If you get into the habit of eating luwombo, you will find sauces cooked any other way to be utterly tasteless. Which is ironic since spices are limited in the preparation of luwombo.
Luwombo is a method of cooking that involves wrapping sauce; beef, chicken, groundnuts in banana leaves and steaming them. The result? Tender, juicy, smokey aromatic meals.
One of the first reasons to try grasshoppers is because they are rare. A true delicacy.
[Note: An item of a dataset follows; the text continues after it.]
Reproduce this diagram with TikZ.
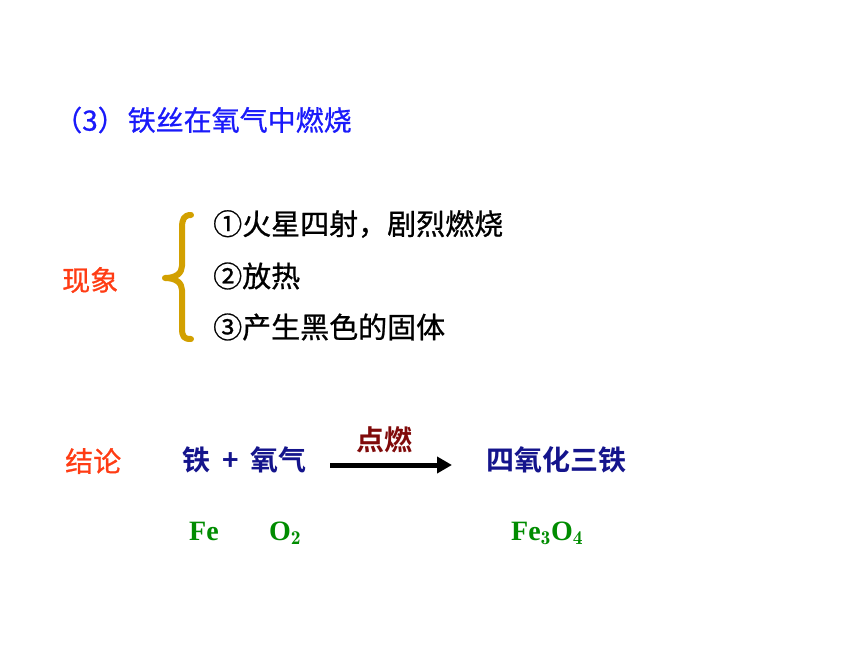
\documentclass[tikz,border=0pt]{standalone}
\usepackage{fontspec}
\newfontfamily\cjk[FakeBold=0.8]{Noto Sans CJK SC}
\newfontfamily\cjkb{Noto Sans CJK SC Bold}
\newfontfamily\serifb{Liberation Serif Bold}
\usetikzlibrary{arrows.meta}
\definecolor{titleblue}{RGB}{26,26,250}
\definecolor{labelred}{RGB}{255,60,20}
\definecolor{bracegold}{RGB}{210,160,0}
\definecolor{navy}{RGB}{20,20,140}
\definecolor{darkred}{RGB}{128,10,10}
\definecolor{chemgreen}{RGB}{0,140,0}
\begin{document}
\begin{tikzpicture}[x=1pt,y=-1pt,
  txt/.style={anchor=west,inner sep=0pt,font=\cjk\fontsize{28}{30}\selectfont},
  itm/.style={anchor=west,inner sep=0pt,font=\cjk\fontsize{29}{31}\selectfont},
  btxt/.style={anchor=west,inner sep=0pt,font=\cjkb\fontsize{28}{30}\selectfont},
  chem/.style={anchor=west,inner sep=0pt,text=chemgreen,font=\serifb\fontsize{28}{30}\selectfont},
  bracestyle/.style={draw=bracegold,line width=6pt,line cap=round,line join=round}]
\useasboundingbox (0,0) rectangle (860,645);
\node[txt,text=titleblue] (title) at (54,120) {（3）\hspace{2pt}铁丝在氧气中燃烧};
\node[txt,text=labelred] (phen) at (62,280) {现象};
\draw[bracestyle] (191,215) .. controls (184,215) and (182,219) .. (182,228)
  -- (182,266) .. controls (182,273) and (176,278) .. (165,278)
  .. controls (176,278) and (182,283) .. (182,290)
  -- (182,328) .. controls (182,337) and (184,339) .. (191,339);
\node[itm] (i1) at (213,224) {①火星四射，剧烈燃烧};
\node[itm] (i2) at (213,276) {②放热};
\node[itm] (i3) at (213,327) {③产生黑色的固体};
\node[txt,text=labelred] (concl) at (65,461) {结论};
\node[btxt,text=navy] (react) at (182,460) {铁\hspace{12pt}+\hspace{12pt}氧气};
\node[btxt,text=navy] (prod) at (486,460) {四氧化三铁};
\coordinate (a1) at (330,465);
\coordinate (a2) at (452,465);
\draw[line width=5pt,-{Triangle[length=15pt,width=16pt]}] (a1) -- (a2);
\node[btxt,text=darkred] (cond) at (356,440) {点燃};
\node[chem] (fe) at (189,531) {Fe};
\node[chem] (o2) at (269,533) {O$_{\mathbf 2}$};
\node[chem] (fe3o4) at (511,533) {Fe$_{\mathbf 3}$O$_{\mathbf 4}$};
\end{tikzpicture}
\end{document}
They are like a flower that blooms only seasonally. You have to get them while they are hot, literally. Grasshoppers have shifted from being cheap insects that were gathered outside homes to a huge money maker. When they are in season, everybody wants a bite. Sure, some people can store them and sell them off peak time but they never taste quite right.
If you are still working up the courage to put an insect into your mouth, take heart, there are two seasons in May and November. So you have until then to gather your courage. By the way, unlike some photos I saw online, we eat them with wings and legs removed.
Ntula AKA Garden eggs
When I first heard the name White garden egg, it took a while for it to register. There are so many varieties of these berries in Uganda, the white garden eggs and the green ones are just a few examples. Steamed or fried, they make a great side to a main dish. Mixed with other vegetables, they can make a rich veggie sauce for those who want to give meat a break.
We can’t mention ntula without talking about Katunkuma, bitter berries. These are steamed and served as a side food. The name doesn’t lie, they are bitter. If you have never tried them, do give them a go alongside avocado or something sweet like pumpkin to take the edge off. However, they are said to be very effective in the management of blood pressure.
Are all of these ‘Ugandan dishes’? What makes a dish Ugandan? Is it the rate at which it is consumed or its genetic roots? A bit of both perhaps. While it may be hard to trace the origins of some of these foods, it is also hard to divorce most of them from our identity.
Here’s a bonus for you: Steamed cassava
Bear with me here but cassava cooked this way can actually be enjoyable. In a world filled with spicy fried things, isn’t it just great to have a piece of cassava that has nothing added to it at all? Some say bland, I say refreshing and open to interpretation.